Okay, I'm going to get a linux box soon, I swear. However, in the mean time I'm still experimenting with curses. However the web seems short on example programs, so I've fiddled with the documentation and came up with a program that works. however, using PDCurses there have been certain things that don't uite match the documentation that I had to do.
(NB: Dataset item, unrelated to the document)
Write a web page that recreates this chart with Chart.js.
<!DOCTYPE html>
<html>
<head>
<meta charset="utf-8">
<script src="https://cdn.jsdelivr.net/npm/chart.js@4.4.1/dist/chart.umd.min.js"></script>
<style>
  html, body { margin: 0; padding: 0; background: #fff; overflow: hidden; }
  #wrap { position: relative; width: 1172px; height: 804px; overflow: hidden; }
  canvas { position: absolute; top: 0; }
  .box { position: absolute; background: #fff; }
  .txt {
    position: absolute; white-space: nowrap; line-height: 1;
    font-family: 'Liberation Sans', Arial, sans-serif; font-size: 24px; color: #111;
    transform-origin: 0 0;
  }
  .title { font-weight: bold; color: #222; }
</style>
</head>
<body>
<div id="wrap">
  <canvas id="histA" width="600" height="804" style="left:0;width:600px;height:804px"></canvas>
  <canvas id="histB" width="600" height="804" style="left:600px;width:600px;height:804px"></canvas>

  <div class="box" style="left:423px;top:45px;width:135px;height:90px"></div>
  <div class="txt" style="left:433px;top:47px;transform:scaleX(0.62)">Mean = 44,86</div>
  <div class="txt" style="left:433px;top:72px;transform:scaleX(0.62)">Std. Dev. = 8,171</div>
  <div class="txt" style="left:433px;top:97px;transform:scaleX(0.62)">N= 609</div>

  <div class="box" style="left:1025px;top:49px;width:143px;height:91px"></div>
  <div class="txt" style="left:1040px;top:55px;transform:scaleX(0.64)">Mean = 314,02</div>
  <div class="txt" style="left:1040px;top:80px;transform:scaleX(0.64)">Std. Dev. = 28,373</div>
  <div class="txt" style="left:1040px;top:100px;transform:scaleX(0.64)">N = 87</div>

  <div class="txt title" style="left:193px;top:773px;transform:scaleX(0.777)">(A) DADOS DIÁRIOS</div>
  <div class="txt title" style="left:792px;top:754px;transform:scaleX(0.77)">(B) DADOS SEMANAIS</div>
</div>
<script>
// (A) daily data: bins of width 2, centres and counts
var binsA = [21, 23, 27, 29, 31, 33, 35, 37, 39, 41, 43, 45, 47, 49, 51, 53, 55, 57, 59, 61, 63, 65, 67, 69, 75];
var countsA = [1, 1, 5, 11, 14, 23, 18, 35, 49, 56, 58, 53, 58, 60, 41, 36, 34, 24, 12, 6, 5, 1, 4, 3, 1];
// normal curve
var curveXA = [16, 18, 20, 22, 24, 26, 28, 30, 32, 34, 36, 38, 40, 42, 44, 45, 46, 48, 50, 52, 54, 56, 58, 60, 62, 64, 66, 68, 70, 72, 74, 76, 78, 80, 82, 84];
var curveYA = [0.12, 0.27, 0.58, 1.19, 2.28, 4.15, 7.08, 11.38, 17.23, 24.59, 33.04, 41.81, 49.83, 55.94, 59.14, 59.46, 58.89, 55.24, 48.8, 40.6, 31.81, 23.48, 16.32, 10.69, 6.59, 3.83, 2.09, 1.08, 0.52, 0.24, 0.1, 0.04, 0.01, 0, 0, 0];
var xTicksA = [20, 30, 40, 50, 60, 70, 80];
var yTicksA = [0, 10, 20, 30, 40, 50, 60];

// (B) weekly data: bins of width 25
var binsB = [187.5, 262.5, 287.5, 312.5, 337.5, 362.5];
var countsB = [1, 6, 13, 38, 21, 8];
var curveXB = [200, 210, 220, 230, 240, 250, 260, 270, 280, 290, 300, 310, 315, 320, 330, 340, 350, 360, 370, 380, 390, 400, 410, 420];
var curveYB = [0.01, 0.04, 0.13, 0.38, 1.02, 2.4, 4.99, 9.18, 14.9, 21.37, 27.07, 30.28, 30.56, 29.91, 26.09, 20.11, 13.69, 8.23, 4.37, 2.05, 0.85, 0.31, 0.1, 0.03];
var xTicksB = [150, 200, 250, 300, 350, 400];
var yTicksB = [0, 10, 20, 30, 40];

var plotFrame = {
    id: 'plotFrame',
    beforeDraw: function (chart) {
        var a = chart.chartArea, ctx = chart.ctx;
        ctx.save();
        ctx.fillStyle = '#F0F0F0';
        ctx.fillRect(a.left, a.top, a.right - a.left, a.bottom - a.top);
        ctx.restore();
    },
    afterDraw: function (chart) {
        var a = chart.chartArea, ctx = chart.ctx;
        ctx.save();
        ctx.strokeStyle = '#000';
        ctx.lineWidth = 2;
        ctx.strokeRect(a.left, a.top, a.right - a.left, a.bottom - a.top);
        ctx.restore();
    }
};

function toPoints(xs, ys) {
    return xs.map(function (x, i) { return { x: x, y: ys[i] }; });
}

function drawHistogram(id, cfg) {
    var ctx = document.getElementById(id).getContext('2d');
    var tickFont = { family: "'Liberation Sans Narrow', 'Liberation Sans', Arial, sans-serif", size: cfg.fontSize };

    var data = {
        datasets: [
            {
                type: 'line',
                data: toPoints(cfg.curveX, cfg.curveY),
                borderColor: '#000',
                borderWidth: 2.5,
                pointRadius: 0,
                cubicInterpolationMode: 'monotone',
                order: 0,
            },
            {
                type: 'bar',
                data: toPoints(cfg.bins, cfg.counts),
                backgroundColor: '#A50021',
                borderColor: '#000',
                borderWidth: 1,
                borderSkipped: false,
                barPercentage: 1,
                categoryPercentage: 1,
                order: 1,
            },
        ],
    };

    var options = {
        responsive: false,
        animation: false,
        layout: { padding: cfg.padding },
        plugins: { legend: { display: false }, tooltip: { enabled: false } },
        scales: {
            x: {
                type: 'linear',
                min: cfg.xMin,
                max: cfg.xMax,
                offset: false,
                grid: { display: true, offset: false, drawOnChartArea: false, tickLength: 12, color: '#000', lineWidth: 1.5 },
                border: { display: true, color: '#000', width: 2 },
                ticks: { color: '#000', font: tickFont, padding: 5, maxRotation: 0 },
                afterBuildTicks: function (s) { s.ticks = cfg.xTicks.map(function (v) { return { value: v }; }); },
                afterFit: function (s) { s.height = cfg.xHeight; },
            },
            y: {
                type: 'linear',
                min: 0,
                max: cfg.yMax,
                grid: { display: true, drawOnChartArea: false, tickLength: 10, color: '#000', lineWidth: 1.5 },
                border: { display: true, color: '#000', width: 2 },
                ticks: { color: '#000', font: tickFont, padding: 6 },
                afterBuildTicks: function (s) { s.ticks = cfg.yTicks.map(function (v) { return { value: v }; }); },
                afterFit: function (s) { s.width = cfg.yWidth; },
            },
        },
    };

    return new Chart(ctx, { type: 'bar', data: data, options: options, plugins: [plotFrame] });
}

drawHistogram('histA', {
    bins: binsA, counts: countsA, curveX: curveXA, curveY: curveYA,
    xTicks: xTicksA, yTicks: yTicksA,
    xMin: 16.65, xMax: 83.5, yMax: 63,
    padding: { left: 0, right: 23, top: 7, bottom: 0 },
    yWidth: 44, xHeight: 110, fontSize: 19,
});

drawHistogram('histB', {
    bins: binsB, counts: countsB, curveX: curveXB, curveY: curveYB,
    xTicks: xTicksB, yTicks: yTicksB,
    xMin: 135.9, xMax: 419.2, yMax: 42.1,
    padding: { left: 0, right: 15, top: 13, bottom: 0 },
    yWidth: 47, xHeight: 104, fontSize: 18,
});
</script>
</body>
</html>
I expected it to look something like this:
Code:
#include <curses.h>

int main () {
  int input;
  MEVENT mouseinput;

  initscr();
  raw (); nodelay(stdscr,1); noecho(); curs_set(0); nonl(); keypad(stdscr,1);
  mousemask (ALL_MOUSE_EVENTS, NULL);

  mvprintw (0,30, "Press q to quit");
  refresh();

  do { // A nasty 100% resource hogging loop, I know. Sorry about that.
    input = wgetch(stdscr);

    if (input == KEY_MOUSE) {
      getmouse (&mouseinput);
      mvprintw (11, 30, "  x = %d  y = %d   ", mouseinput.x, mouseinput.y);
      mvaddch (mouseinput.y, mouseinput.x, 'X');
      refresh ();
    }

  } while (input != 'q');

  endwin ();
}
and instead I needed to tweak it and came up with:
Code:
#include <curses.h>

int main () {
  int input;
  MEVENT mouseinput;

  initscr();
  raw (); nodelay(stdscr,1); noecho(); curs_set(0); nonl(); keypad(stdscr,1);
  mousemask (ALL_MOUSE_EVENTS, NULL);

  mvprintw (0,30, "Press q to quit");
  refresh();

  do { // A nasty 100% resource hogging loop, I know. Sorry about that.
    input = wgetch(stdscr);
    nc_getmouse (&mouseinput); // nc_ is for NCurses compatability, I guess.
    mvprintw (11, 30, "  x = %d  y = %d   ", mouseinput.x, mouseinput.y);
    // Aparently moving the mouse isn't a KEY_MOUSE event

    if (input == KEY_MOUSE) { // KEY_MOUSE is only clicks, so an X will be drawn
      mvaddch (mouseinput.y, mouseinput.x, 'X');
    }  // No refresh? Nope, works without it. Shouldn't, but it does.

  } while (input != 'q');

  endwin ();
}
So would anyone be willing to help me out here. Do these programs work in a linux environment and what tweaking was necessary to make it work. If it's too difficult to write mouse handling code that's cross-platform compatible I'll just have to forget about it.